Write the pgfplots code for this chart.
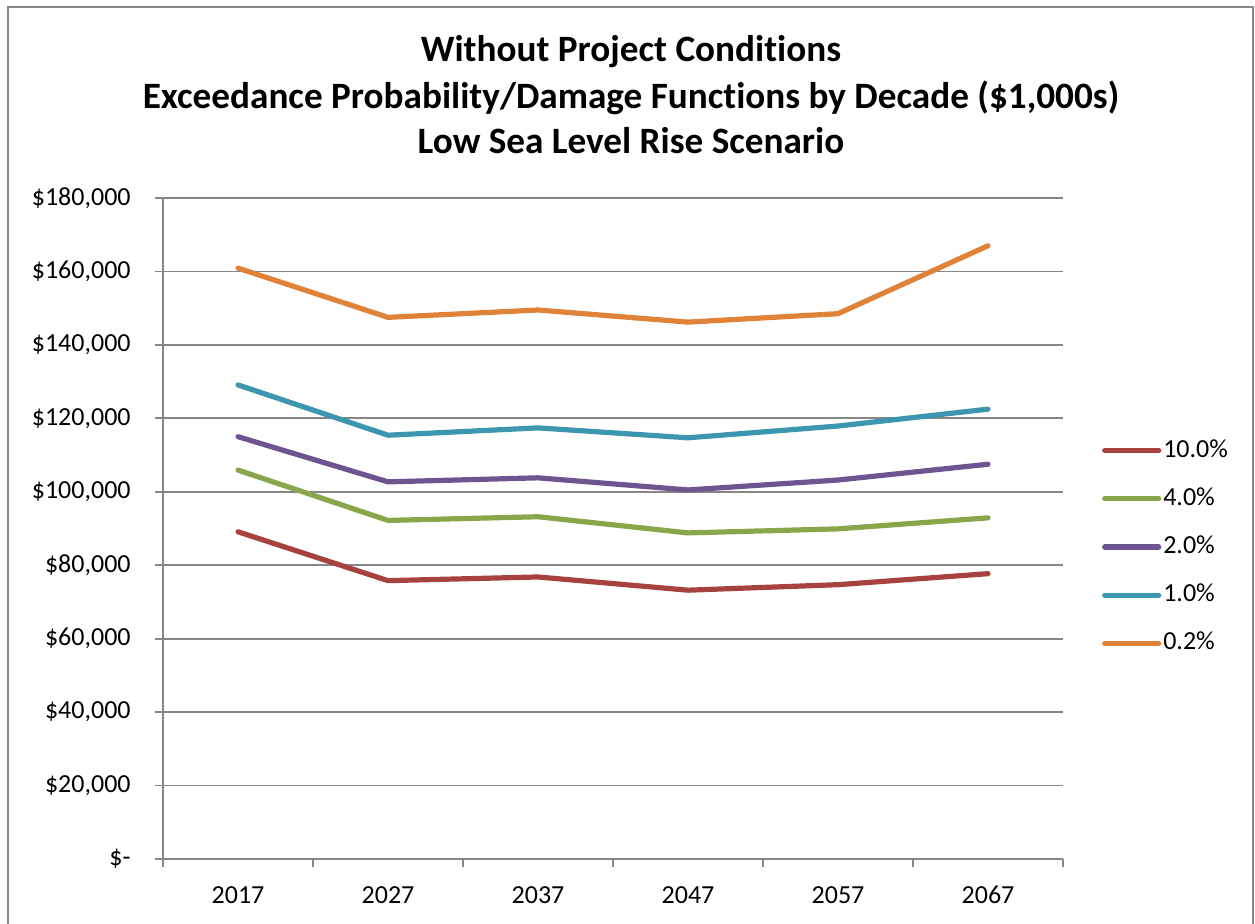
\documentclass[border=0pt]{standalone}
\usepackage{fontspec}
\setmainfont{Carlito}[Ligatures=NoCommon]
\usepackage{pgfplots}
\pgfplotsset{compat=1.18}
\definecolor{gridgray}{RGB}{134,134,134}
\definecolor{borderg}{RGB}{136,136,136}
\definecolor{cRed}{RGB}{168,66,63}
\definecolor{cGreen}{RGB}{137,166,74}
\definecolor{cPurple}{RGB}{110,84,145}
\definecolor{cTeal}{RGB}{61,150,176}
\definecolor{cOrange}{RGB}{224,130,56}
\begin{document}
\begin{tikzpicture}
\path[use as bounding box] (0,0) rectangle (627.5pt,-462pt);
\draw[borderg, line width=1pt] (4pt,-463pt) -- (4pt,-3.5pt) -- (626.5pt,-3.5pt) -- (626.5pt,-463pt);
\node[anchor=base, font=\fontsize{18.6}{22}\selectfont\bfseries, inner sep=0pt] at (315.5pt,-31pt) {Without Project Conditions};
\node[anchor=base, font=\fontsize{18.6}{22}\selectfont\bfseries, inner sep=0pt] at (315.5pt,-54.5pt) {Exceedance Probability/Damage Functions by Decade (\$1,000s)};
\node[anchor=base, font=\fontsize{18.6}{22}\selectfont\bfseries, inner sep=0pt] at (315.5pt,-77pt) {Low Sea Level Rise Scenario};
\begin{axis}[
  at={(81.5pt,-429.5pt)}, anchor=south west,
  scale only axis, width=450pt, height=330.5pt,
  xmin=-0.5, xmax=5.5, ymin=0, ymax=180000,
  scaled y ticks=false,
  axis x line*=bottom, axis y line*=left,
  axis line style={draw=gridgray, line width=0.9pt},
  tick align=outside,
  major tick length=4pt,
  tick style={draw=gridgray, line width=0.9pt},
  xtick={-0.5,0.5,1.5,2.5,3.5,4.5,5.5},
  x tick label as interval,
  xticklabels={2017,2027,2037,2047,2057,2067},
  ytick={0,20000,40000,60000,80000,100000,120000,140000,160000,180000},
  yticklabels={{\$-},{\$20,000},{\$40,000},{\$60,000},{\$80,000},{\$100,000},{\$120,000},{\$140,000},{\$160,000},{\$180,000}},
  ymajorgrids,
  major grid style={draw=gridgray, line width=0.9pt},
  tick label style={font=\fontsize{13}{15}\selectfont, inner sep=0pt},
  yticklabel style={anchor=east, xshift=-12pt},
  xticklabel style={anchor=north, yshift=-9.5pt},
  legend style={at={(1.043,0.472)}, anchor=west, draw=none, fill=none, inner sep=0pt,
    font=\fontsize{13}{15}\selectfont, row sep=10.5pt,
    nodes={inner sep=1pt, text height=9pt, text depth=2.6pt}},
  legend cell align=left,
  legend image code/.code={\draw[#1, line cap=round] (0pt,0pt) -- (27pt,0pt);},
  every axis plot/.append style={line width=2.6pt, line join=round, line cap=round, mark=none},
]
\addplot[cRed] coordinates {(0,89100) (1,75800) (2,76800) (3,73200) (4,74700) (5,77700)};
\addlegendentry{10.0\%}
\addplot[cGreen] coordinates {(0,105900) (1,92200) (2,93200) (3,88800) (4,89900) (5,92900)};
\addlegendentry{4.0\%}
\addplot[cPurple] coordinates {(0,115000) (1,102700) (2,103800) (3,100500) (4,103200) (5,107500)};
\addlegendentry{2.0\%}
\addplot[cTeal] coordinates {(0,129100) (1,115400) (2,117400) (3,114700) (4,117900) (5,122500)};
\addlegendentry{1.0\%}
\addplot[cOrange] coordinates {(0,160900) (1,147500) (2,149500) (3,146200) (4,148500) (5,167000)};
\addlegendentry{0.2\%}
\end{axis}
\end{tikzpicture}
\end{document}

******

PROBLEM STATEMENT »
Find every line that holds "code" and copy it.

FINISHED EXERCISE »
Write the pgfplots code for this chart.
  legend image code/.code={\draw[#1, line cap=round] (0pt,0pt) -- (27pt,0pt);},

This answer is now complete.